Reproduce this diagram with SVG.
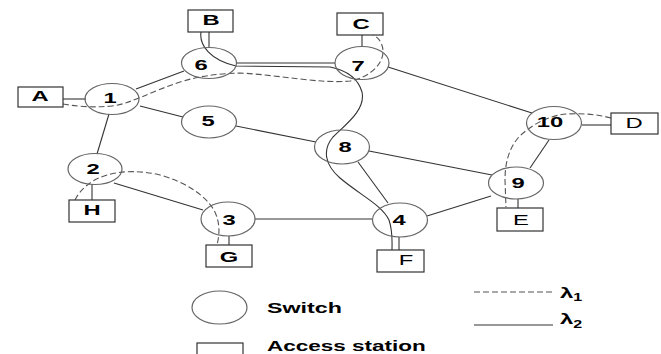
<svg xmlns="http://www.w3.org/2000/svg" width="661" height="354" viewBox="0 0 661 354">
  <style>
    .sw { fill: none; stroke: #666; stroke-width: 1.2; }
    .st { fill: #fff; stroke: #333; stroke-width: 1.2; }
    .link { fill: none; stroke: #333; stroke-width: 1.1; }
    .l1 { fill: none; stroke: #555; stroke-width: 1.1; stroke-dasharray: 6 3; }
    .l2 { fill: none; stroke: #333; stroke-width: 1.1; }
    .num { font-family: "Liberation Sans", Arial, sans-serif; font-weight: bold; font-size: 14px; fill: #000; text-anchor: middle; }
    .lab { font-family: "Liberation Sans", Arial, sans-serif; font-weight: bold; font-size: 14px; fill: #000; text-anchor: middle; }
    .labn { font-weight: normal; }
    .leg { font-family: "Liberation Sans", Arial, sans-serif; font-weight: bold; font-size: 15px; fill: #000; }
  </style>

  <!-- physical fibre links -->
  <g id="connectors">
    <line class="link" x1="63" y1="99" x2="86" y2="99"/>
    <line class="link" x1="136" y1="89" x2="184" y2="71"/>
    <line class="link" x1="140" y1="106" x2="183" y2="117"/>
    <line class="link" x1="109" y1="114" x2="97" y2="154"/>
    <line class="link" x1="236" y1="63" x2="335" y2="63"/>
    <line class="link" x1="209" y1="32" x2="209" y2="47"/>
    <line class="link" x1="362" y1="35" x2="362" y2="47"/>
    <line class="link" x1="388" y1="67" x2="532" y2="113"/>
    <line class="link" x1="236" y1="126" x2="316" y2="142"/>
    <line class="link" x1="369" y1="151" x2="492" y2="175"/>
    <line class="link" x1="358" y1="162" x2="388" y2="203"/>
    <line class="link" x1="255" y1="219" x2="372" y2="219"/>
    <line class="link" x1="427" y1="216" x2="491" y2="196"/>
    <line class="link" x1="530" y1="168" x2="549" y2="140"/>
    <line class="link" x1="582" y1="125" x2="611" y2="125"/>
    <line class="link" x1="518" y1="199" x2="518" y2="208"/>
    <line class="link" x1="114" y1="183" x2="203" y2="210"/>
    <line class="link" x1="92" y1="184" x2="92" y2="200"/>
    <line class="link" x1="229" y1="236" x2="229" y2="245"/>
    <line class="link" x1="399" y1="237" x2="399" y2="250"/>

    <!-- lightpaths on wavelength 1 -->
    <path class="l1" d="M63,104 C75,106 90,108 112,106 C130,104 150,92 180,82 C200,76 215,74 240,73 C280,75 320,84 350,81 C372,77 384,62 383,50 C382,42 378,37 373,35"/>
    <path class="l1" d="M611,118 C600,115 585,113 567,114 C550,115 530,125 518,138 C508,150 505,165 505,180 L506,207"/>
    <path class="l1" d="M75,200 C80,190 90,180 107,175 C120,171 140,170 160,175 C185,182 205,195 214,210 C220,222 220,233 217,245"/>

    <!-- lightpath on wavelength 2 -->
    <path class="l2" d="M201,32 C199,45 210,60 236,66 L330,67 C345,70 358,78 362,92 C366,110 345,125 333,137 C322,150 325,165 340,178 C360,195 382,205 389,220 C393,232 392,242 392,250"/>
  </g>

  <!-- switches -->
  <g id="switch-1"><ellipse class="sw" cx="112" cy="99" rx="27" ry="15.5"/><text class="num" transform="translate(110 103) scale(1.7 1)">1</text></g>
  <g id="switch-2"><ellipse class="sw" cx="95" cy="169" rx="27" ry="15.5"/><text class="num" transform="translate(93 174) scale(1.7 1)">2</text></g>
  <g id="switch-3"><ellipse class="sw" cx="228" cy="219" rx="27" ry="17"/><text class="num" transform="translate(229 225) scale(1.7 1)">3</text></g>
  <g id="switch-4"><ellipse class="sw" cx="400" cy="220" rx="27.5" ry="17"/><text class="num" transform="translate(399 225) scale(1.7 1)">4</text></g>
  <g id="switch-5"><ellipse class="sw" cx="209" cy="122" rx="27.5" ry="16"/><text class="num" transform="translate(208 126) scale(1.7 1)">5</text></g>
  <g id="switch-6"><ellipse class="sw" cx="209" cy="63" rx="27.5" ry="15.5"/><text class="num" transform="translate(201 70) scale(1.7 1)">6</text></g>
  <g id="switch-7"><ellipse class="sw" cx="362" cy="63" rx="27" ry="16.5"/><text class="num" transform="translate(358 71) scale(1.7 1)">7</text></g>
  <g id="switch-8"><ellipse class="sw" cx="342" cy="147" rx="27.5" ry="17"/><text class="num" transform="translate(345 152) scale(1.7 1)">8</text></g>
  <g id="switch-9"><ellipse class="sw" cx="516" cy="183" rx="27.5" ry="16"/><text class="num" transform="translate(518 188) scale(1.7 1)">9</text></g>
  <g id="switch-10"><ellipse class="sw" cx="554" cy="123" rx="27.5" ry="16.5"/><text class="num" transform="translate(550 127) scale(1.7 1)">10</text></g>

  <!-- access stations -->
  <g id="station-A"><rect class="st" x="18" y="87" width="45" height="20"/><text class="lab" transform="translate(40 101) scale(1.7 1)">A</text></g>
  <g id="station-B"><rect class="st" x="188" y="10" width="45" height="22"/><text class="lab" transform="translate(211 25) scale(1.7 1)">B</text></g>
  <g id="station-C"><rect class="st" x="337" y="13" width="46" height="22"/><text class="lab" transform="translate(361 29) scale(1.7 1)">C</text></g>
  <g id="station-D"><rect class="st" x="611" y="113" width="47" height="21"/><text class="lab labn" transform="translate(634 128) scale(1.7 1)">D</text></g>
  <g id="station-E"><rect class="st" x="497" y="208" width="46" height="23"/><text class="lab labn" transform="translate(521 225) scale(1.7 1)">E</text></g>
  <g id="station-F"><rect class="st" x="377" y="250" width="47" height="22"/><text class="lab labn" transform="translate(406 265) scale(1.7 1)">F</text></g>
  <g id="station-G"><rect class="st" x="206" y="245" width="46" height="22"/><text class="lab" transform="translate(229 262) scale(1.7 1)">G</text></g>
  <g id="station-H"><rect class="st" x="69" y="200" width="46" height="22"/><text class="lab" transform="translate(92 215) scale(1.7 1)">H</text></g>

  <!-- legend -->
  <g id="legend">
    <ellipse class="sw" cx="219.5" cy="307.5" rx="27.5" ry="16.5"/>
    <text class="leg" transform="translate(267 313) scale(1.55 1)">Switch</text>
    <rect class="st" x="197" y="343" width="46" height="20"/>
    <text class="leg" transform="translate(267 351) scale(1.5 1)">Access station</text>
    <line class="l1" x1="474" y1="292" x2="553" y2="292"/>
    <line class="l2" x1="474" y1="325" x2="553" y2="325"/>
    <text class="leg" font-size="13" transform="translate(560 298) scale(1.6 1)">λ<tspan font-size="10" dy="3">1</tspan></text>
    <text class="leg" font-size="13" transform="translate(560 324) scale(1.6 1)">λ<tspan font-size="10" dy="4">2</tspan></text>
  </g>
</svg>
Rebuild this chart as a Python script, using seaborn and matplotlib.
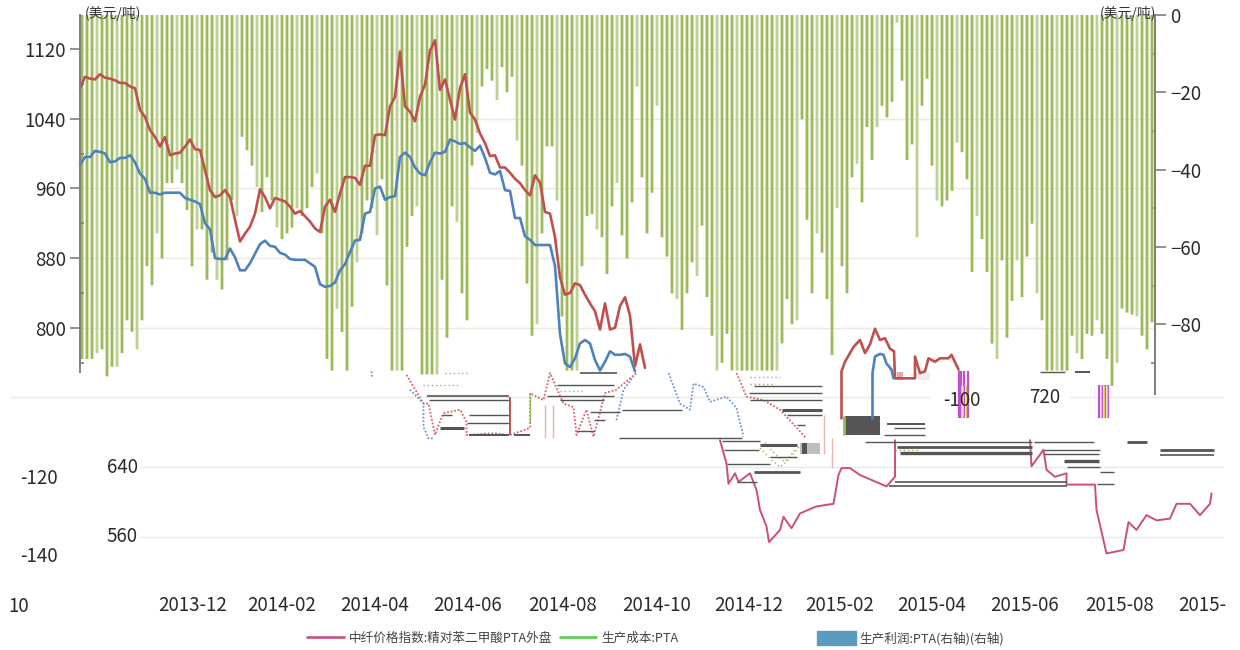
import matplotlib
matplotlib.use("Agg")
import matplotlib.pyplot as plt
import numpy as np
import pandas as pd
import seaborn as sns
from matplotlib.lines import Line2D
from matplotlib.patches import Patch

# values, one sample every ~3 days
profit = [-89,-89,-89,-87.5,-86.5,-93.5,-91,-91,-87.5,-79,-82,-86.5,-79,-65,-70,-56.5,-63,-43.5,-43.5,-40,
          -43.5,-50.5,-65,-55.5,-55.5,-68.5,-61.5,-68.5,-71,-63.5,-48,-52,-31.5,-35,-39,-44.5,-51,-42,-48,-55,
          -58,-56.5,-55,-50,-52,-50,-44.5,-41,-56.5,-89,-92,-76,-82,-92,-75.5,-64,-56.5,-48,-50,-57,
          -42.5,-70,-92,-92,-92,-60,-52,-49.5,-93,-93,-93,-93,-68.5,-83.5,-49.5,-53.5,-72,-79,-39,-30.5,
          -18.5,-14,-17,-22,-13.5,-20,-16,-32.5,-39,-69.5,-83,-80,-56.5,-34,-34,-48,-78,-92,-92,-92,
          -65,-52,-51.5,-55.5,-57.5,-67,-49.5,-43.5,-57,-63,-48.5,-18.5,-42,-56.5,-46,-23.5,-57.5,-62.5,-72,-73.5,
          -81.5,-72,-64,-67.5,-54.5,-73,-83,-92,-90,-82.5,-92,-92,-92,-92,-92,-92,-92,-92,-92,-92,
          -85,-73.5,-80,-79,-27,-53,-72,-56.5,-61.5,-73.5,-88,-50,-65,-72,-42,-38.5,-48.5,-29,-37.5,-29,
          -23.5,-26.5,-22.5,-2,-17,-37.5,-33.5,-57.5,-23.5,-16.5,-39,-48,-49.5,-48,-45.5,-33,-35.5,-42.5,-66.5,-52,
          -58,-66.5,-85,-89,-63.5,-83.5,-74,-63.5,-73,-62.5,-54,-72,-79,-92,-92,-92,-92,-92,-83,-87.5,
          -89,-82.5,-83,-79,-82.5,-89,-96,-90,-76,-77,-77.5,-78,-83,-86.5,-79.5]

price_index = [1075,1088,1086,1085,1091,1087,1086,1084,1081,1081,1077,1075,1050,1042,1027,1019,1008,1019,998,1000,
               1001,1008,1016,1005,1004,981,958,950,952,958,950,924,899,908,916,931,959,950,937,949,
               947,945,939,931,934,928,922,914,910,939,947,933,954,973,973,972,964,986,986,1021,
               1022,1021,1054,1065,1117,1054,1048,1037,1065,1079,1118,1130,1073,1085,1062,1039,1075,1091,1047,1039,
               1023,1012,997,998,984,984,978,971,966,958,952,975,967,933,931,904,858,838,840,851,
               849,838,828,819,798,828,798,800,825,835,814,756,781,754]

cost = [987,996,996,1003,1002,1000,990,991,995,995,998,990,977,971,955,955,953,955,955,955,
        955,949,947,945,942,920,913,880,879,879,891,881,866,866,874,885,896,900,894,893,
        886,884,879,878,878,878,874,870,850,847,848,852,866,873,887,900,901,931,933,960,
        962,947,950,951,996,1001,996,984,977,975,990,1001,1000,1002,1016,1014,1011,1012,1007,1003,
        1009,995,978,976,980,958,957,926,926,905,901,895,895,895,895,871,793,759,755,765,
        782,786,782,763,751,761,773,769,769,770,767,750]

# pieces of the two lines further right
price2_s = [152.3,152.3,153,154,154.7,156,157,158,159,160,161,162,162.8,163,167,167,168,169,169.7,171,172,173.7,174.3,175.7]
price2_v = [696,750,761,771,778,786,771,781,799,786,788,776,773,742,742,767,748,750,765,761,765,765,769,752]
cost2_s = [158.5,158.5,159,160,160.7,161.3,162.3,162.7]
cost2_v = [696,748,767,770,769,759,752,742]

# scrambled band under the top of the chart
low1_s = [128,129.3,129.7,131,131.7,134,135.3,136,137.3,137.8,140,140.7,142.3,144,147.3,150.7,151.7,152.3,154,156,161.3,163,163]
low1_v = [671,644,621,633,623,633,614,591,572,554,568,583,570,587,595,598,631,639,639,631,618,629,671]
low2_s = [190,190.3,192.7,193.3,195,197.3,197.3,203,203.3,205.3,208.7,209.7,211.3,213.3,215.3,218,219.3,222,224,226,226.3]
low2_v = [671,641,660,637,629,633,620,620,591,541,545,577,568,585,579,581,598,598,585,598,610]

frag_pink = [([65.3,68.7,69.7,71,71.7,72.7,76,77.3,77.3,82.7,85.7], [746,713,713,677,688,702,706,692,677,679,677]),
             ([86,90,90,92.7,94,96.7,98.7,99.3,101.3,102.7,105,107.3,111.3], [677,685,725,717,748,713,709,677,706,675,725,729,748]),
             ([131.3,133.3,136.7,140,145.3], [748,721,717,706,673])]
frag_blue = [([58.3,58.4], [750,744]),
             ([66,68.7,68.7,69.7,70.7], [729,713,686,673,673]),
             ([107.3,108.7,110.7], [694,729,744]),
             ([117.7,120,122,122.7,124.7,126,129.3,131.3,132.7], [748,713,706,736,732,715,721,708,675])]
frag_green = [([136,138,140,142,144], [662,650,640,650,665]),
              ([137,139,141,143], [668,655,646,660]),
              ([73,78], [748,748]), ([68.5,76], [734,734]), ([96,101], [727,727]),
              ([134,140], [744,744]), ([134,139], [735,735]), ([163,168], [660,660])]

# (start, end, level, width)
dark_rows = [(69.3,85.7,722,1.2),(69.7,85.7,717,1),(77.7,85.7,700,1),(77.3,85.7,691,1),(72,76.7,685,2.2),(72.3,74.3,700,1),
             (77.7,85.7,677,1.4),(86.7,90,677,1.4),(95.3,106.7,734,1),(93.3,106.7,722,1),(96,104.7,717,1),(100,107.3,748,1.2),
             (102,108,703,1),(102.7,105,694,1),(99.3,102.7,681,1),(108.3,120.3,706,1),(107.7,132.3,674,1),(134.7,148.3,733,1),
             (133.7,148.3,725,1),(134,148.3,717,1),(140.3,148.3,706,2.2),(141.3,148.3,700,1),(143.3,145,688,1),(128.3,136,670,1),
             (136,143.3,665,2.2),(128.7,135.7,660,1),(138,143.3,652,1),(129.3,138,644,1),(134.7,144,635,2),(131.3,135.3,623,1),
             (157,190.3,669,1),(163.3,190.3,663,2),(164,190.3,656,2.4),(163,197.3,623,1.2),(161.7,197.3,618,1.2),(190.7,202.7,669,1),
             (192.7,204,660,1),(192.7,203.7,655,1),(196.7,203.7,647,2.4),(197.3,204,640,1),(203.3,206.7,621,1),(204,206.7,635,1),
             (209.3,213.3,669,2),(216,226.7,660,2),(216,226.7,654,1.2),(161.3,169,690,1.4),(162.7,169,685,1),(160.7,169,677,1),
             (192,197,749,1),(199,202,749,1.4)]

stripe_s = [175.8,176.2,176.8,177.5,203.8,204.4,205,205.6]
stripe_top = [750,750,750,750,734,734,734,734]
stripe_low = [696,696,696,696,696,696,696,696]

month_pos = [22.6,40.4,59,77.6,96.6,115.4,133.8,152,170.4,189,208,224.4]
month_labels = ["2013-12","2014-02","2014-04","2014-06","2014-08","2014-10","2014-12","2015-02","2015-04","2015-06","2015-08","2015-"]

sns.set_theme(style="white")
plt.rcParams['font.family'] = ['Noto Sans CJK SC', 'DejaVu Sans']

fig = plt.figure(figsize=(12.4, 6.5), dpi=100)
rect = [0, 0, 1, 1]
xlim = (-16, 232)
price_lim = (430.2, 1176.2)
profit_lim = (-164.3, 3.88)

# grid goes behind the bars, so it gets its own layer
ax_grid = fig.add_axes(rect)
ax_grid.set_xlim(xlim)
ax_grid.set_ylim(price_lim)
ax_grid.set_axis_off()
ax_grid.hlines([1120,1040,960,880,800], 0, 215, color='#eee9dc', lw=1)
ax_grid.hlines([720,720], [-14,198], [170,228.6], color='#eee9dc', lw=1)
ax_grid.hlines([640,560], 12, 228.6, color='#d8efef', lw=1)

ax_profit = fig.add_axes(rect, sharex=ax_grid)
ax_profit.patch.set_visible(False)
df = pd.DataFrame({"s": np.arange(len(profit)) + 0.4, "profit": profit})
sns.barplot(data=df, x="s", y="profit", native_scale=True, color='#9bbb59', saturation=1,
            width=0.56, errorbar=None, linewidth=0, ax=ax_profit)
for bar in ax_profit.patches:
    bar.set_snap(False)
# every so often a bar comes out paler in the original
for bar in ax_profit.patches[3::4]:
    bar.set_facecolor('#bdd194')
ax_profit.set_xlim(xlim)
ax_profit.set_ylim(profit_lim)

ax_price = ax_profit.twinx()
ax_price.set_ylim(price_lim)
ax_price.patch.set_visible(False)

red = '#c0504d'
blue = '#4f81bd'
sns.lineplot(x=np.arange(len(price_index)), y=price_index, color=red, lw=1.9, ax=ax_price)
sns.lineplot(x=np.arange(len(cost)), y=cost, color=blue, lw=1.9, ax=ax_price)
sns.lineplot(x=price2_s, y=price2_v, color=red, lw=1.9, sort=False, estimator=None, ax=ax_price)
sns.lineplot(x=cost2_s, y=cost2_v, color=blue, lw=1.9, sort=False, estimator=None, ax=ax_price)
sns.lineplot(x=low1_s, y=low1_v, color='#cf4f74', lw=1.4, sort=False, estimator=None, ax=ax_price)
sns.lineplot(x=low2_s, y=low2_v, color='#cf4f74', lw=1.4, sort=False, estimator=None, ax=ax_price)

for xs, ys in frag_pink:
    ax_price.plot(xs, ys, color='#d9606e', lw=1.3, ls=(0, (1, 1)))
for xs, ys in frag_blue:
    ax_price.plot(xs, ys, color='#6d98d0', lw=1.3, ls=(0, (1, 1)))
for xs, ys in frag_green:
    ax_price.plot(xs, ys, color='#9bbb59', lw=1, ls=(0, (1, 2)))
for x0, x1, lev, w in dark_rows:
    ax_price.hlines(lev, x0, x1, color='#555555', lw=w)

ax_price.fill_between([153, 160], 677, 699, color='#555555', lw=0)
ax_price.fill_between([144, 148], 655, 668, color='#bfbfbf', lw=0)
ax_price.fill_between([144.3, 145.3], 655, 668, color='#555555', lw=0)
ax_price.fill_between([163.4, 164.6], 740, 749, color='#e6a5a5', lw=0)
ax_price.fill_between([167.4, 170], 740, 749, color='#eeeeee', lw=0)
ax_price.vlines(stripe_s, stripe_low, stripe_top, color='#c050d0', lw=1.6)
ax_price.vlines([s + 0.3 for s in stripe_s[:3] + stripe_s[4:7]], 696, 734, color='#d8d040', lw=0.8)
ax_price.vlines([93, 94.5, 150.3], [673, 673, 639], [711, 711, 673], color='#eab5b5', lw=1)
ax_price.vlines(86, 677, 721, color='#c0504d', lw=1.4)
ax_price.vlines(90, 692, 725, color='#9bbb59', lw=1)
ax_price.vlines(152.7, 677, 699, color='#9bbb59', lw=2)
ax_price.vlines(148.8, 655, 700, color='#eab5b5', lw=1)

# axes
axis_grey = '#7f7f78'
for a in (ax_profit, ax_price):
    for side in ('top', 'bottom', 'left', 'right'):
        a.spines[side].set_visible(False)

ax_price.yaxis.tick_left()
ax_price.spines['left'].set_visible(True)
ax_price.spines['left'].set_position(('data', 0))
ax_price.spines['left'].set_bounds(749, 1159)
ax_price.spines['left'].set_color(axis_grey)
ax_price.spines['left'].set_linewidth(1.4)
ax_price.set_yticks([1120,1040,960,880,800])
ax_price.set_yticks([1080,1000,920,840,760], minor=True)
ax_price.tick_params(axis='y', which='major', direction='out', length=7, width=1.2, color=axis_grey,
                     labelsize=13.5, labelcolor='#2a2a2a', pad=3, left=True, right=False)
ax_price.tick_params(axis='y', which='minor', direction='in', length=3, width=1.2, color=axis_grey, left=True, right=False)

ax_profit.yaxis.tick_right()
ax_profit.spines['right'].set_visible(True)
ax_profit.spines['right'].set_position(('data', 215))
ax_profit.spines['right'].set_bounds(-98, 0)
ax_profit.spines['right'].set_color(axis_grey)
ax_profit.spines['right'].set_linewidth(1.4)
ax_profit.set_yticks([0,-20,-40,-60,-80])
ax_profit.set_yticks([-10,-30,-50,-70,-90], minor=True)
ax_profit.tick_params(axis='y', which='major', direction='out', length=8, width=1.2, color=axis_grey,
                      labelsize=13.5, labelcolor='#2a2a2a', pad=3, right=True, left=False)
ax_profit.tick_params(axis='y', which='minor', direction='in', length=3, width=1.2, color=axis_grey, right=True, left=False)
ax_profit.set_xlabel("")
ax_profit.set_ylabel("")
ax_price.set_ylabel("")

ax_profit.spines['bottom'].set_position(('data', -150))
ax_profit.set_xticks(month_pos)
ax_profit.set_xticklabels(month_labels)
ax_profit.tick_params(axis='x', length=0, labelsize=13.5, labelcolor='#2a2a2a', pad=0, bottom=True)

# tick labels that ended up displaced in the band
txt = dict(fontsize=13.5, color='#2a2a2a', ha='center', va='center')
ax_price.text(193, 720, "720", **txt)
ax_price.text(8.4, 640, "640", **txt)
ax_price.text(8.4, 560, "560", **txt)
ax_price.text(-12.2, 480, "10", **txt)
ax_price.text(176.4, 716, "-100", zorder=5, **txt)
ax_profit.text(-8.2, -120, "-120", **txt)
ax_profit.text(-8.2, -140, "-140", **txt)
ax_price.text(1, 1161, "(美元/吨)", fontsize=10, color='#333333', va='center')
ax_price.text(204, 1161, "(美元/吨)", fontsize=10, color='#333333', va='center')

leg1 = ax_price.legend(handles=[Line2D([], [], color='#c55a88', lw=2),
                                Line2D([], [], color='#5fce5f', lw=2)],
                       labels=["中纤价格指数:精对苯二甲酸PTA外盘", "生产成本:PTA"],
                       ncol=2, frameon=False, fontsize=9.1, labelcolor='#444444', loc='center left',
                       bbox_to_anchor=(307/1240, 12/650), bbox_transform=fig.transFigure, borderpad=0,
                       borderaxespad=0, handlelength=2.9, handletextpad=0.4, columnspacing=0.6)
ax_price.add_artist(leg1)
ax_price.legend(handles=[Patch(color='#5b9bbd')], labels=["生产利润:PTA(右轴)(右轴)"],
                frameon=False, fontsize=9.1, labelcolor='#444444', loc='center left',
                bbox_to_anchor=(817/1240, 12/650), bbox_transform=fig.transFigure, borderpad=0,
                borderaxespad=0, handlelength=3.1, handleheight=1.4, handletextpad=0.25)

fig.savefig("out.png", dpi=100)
+ + + +
Return every line containing "this".

Reproduce this diagram with SVG.
Rebuild this chart as a Python script, using seaborn and matplotlib.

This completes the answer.